L’ Agent Secret – O Agente Secreto

L’histoire de Kleber Mendonça Filho prend racine en 1977 au Brésil, sous la dictature militaire. En pleine période de carnaval, un homme revient dans la ville de Recife pour reprendre contact avec son jeune fils. Il se fait loger dans une pension occupée par d’autres personnes qui ont intérêt à ne pas divulguer leur vrai nom aux autorités brésiliennes et il tente de vivre une vie normale. Mais il est poursuivi par son passé – qui ne nous sera divulgué que tardivement – et il pourrait bien payer de sa vie son retour en ville. Qu’est-ce qui a bien pu attirer autant d’ennuis à ce « monsieur tout le monde » à qui on donnerait le bon Dieu sans confession ? Qui est-il vraiment ? Qui sont ces deux hommes envoyés à ses trousses par un homme qui semble lui en vouloir personnellement ?

L’Agent Secret est un cas typique de titre déceptif car on a envie de répondre à l’invitation de voir le Pablo Escobar de Narcos revêtir un costume de James Bond brésilien. Et le film de Kleber Mendonça Filho joue avec nous, comme s’il cherchait à reporter, sous une couche d’intrigues plus anecdotiques, une grande révélation sur son personnage. La vérité est qu’il n’yen aura pas car le personnage incarné par Wagner Moura se rapproche dangereusement d’un monsieur tout le monde. Mais un « monsieur tout le monde » qui vit au Brésil en 1977, dans un régime dictatorial et corrompu, peut à tout moment devenir un homme à abattre.

Quand on a compris cela, la portée politique de cet étrange thriller néo-noir aux allures quasi-documentaire est claire comme de l’eau de roche. Peut-être moins directe dans le drame et la dénonciation que le très bon Je suis Toujours là qui évoquait aussi cette période terrible, mais elle suinte dans atmosphère du film. On se perd vite dans le dédale de corruption et de crime du Récife de la fin des années 1970, où les tueurs fricotent avec les flics le temps d’une virée, où on retrouve une jambe dans un requin quand elle ne se balade pas dans les lieux mal fréquentés de la ville pour botter des fesses, où un chat à deux têtes cohabite avec un groupe de paumés et de réfugiés politiques sous la bienveillance d’une vieille femme de plus de 70 ans. Dans une ville où la mort peut surgir à tout moment et être vite maquillée. Lorsqu’on déterre les cadavres des décennies plus tard, on peut y découvrir des histoires incroyables.

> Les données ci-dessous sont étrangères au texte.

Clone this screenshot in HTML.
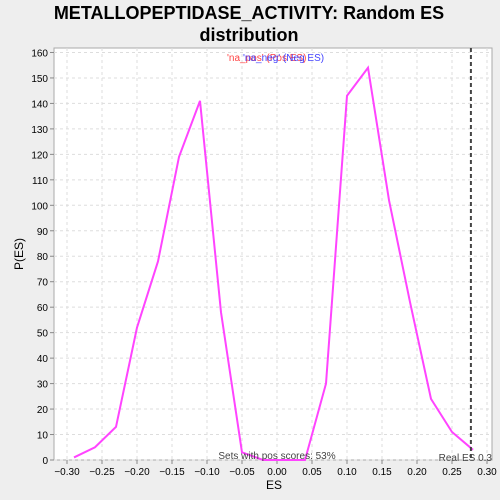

Rien n’est vraiment anecdotique dans la peinture d’époque minutieuse de 2h38 (!) que nous fait Kleber Mendonça Filho. Même cette scène déconnectée où un flic contraint un allemand incarné par Udo Kier (dans son dernier rôle) à montrer ses blessures de guerre contribue à créer une atmosphère d’étrangeté poisseuse, un climat à la fois malsain, précaire et révoltant. Entre références cinématographiques appuyées aux Dents de la Mer ou à la Malédiction (le beau-père du héros tient un cinéma) et détails de presse incongrus, le film capte comme un instantané d’une époque, de souvenirs et des ressentis peut-être revenus à la surface avec l’arrivée au pouvoir de Bolsonaro ? Une atmosphère et des impressions si précises qu’on se croit parfois dans une version naturaliste et absurde du Summer of Sam de Spike Lee. Le scénariste / réalisateur manie le grotesque et parfois la poésie sans se départir d’un réalisme grave. On peut sourire devant les caricatures de gros bras pourris par la corruption, mais à aucun moment on ne doute du sérieux de la menace et de la réalité des personnages modestes qui entourent l’anti-héros. Et on tremble pour eux sur la grande montée de la menace avant l’explosion de la dernière partie. Bref, une belle coproduction franco-brésilienne qui mérite le coup d’oeil.